## start Provided material

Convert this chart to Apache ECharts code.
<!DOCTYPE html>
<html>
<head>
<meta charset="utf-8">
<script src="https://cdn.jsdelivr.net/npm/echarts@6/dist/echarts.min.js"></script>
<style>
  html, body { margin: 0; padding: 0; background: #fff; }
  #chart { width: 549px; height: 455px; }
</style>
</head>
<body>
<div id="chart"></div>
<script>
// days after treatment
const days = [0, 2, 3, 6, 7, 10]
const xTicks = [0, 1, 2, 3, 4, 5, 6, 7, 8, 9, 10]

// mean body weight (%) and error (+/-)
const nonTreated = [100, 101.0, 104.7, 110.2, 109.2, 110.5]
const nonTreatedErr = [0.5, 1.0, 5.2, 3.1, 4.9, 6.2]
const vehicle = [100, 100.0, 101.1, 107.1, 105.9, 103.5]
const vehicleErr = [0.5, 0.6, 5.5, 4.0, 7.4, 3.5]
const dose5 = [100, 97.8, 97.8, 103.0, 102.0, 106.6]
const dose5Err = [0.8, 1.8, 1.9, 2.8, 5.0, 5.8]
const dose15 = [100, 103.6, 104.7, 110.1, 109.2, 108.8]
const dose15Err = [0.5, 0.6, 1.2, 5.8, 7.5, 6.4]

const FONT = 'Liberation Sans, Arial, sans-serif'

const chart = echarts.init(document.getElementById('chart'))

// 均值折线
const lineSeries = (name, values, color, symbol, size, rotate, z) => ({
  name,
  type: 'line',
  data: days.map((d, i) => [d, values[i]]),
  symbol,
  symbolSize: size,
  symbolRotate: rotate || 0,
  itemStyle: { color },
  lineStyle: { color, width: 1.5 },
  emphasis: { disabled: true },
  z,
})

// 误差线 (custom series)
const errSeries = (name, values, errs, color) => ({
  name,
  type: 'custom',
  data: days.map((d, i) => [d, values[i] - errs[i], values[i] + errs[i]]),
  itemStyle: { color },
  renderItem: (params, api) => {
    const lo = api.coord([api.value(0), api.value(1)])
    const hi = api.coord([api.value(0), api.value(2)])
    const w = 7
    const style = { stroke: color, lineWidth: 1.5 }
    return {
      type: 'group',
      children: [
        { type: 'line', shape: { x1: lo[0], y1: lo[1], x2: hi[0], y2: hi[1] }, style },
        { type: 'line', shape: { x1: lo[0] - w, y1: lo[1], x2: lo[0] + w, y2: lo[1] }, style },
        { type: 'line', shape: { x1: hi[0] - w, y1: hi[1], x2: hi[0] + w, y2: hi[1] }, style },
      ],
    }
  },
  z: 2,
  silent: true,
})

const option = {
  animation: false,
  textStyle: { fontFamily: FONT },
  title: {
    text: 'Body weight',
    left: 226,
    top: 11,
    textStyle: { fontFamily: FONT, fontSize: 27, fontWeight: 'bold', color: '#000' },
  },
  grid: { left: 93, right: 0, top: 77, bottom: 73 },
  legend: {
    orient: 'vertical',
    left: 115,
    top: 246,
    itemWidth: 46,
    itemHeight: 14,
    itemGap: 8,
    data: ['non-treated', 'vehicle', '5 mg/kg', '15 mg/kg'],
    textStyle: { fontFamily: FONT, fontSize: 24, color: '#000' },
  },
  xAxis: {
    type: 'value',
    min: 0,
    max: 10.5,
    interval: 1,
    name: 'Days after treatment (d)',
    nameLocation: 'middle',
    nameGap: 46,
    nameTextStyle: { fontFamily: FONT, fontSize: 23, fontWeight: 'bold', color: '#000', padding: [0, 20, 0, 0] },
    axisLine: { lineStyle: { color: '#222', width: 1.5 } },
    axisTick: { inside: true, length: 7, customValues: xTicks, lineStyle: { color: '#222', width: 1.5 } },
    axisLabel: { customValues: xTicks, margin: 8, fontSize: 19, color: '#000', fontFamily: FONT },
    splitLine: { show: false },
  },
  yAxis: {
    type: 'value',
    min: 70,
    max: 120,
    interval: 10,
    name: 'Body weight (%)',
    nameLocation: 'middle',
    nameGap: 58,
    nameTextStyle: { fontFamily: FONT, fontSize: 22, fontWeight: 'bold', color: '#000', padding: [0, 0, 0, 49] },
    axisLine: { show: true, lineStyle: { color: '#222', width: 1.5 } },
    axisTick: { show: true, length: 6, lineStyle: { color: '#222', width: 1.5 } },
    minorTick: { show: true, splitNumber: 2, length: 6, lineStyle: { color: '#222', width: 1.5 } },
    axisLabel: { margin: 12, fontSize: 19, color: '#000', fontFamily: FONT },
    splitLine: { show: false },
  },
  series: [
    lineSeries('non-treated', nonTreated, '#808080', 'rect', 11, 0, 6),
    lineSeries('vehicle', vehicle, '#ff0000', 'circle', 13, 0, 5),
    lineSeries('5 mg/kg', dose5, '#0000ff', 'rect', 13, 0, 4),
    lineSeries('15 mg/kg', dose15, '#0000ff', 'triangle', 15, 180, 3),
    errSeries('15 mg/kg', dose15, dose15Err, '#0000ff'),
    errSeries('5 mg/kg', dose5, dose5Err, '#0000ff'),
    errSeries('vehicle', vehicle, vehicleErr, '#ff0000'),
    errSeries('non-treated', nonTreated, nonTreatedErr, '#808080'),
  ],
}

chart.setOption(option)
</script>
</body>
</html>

## end Provided material

Stated problem: Please set down all the data word for word.

The output:
Convert this chart to Apache ECharts code.
<!DOCTYPE html>
<html>
<head>
<meta charset="utf-8">
<script src="https://cdn.jsdelivr.net/npm/echarts@6/dist/echarts.min.js"></script>
<style>
  html, body { margin: 0; padding: 0; background: #fff; }
  #chart { width: 549px; height: 455px; }
</style>
</head>
<body>
<div id="chart"></div>
<script>
// days after treatment
const days = [0, 2, 3, 6, 7, 10]
const xTicks = [0, 1, 2, 3, 4, 5, 6, 7, 8, 9, 10]

// mean body weight (%) and error (+/-)
const nonTreated = [100, 101.0, 104.7, 110.2, 109.2, 110.5]
const nonTreatedErr = [0.5, 1.0, 5.2, 3.1, 4.9, 6.2]
const vehicle = [100, 100.0, 101.1, 107.1, 105.9, 103.5]
const vehicleErr = [0.5, 0.6, 5.5, 4.0, 7.4, 3.5]
const dose5 = [100, 97.8, 97.8, 103.0, 102.0, 106.6]
const dose5Err = [0.8, 1.8, 1.9, 2.8, 5.0, 5.8]
const dose15 = [100, 103.6, 104.7, 110.1, 109.2, 108.8]
const dose15Err = [0.5, 0.6, 1.2, 5.8, 7.5, 6.4]

const FONT = 'Liberation Sans, Arial, sans-serif'

const chart = echarts.init(document.getElementById('chart'))

// 均值折线
const lineSeries = (name, values, color, symbol, size, rotate, z) => ({
  name,
  type: 'line',
  data: days.map((d, i) => [d, values[i]]),
  symbol,
  symbolSize: size,
  symbolRotate: rotate || 0,
  itemStyle: { color },
  lineStyle: { color, width: 1.5 },
  emphasis: { disabled: true },
  z,
})

// 误差线 (custom series)
const errSeries = (name, values, errs, color) => ({
  name,
  type: 'custom',
  data: days.map((d, i) => [d, values[i] - errs[i], values[i] + errs[i]]),
  itemStyle: { color },
  renderItem: (params, api) => {
    const lo = api.coord([api.value(0), api.value(1)])
    const hi = api.coord([api.value(0), api.value(2)])
    const w = 7
    const style = { stroke: color, lineWidth: 1.5 }
    return {
      type: 'group',
      children: [
        { type: 'line', shape: { x1: lo[0], y1: lo[1], x2: hi[0], y2: hi[1] }, style },
        { type: 'line', shape: { x1: lo[0] - w, y1: lo[1], x2: lo[0] + w, y2: lo[1] }, style },
        { type: 'line', shape: { x1: hi[0] - w, y1: hi[1], x2: hi[0] + w, y2: hi[1] }, style },
      ],
    }
  },
  z: 2,
  silent: true,
})

const option = {
  animation: false,
  textStyle: { fontFamily: FONT },
  title: {
    text: 'Body weight',
    left: 226,
    top: 11,
    textStyle: { fontFamily: FONT, fontSize: 27, fontWeight: 'bold', color: '#000' },
  },
  grid: { left: 93, right: 0, top: 77, bottom: 73 },
  legend: {
    orient: 'vertical',
    left: 115,
    top: 246,
    itemWidth: 46,
    itemHeight: 14,
    itemGap: 8,
    data: ['non-treated', 'vehicle', '5 mg/kg', '15 mg/kg'],
    textStyle: { fontFamily: FONT, fontSize: 24, color: '#000' },
  },
  xAxis: {
    type: 'value',
    min: 0,
    max: 10.5,
    interval: 1,
    name: 'Days after treatment (d)',
    nameLocation: 'middle',
    nameGap: 46,
    nameTextStyle: { fontFamily: FONT, fontSize: 23, fontWeight: 'bold', color: '#000', padding: [0, 20, 0, 0] },
    axisLine: { lineStyle: { color: '#222', width: 1.5 } },
    axisTick: { inside: true, length: 7, customValues: xTicks, lineStyle: { color: '#222', width: 1.5 } },
    axisLabel: { customValues: xTicks, margin: 8, fontSize: 19, color: '#000', fontFamily: FONT },
    splitLine: { show: false },
  },
  yAxis: {
    type: 'value',
    min: 70,
    max: 120,
    interval: 10,
    name: 'Body weight (%)',
    nameLocation: 'middle',
    nameGap: 58,
    nameTextStyle: { fontFamily: FONT, fontSize: 22, fontWeight: 'bold', color: '#000', padding: [0, 0, 0, 49] },
    axisLine: { show: true, lineStyle: { color: '#222', width: 1.5 } },
    axisTick: { show: true, length: 6, lineStyle: { color: '#222', width: 1.5 } },
    minorTick: { show: true, splitNumber: 2, length: 6, lineStyle: { color: '#222', width: 1.5 } },
    axisLabel: { margin: 12, fontSize: 19, color: '#000', fontFamily: FONT },
    splitLine: { show: false },
  },
  series: [
    lineSeries('non-treated', nonTreated, '#808080', 'rect', 11, 0, 6),
    lineSeries('vehicle', vehicle, '#ff0000', 'circle', 13, 0, 5),
    lineSeries('5 mg/kg', dose5, '#0000ff', 'rect', 13, 0, 4),
    lineSeries('15 mg/kg', dose15, '#0000ff', 'triangle', 15, 180, 3),
    errSeries('15 mg/kg', dose15, dose15Err, '#0000ff'),
    errSeries('5 mg/kg', dose5, dose5Err, '#0000ff'),
    errSeries('vehicle', vehicle, vehicleErr, '#ff0000'),
    errSeries('non-treated', nonTreated, nonTreatedErr, '#808080'),
  ],
}

chart.setOption(option)
</script>
</body>
</html>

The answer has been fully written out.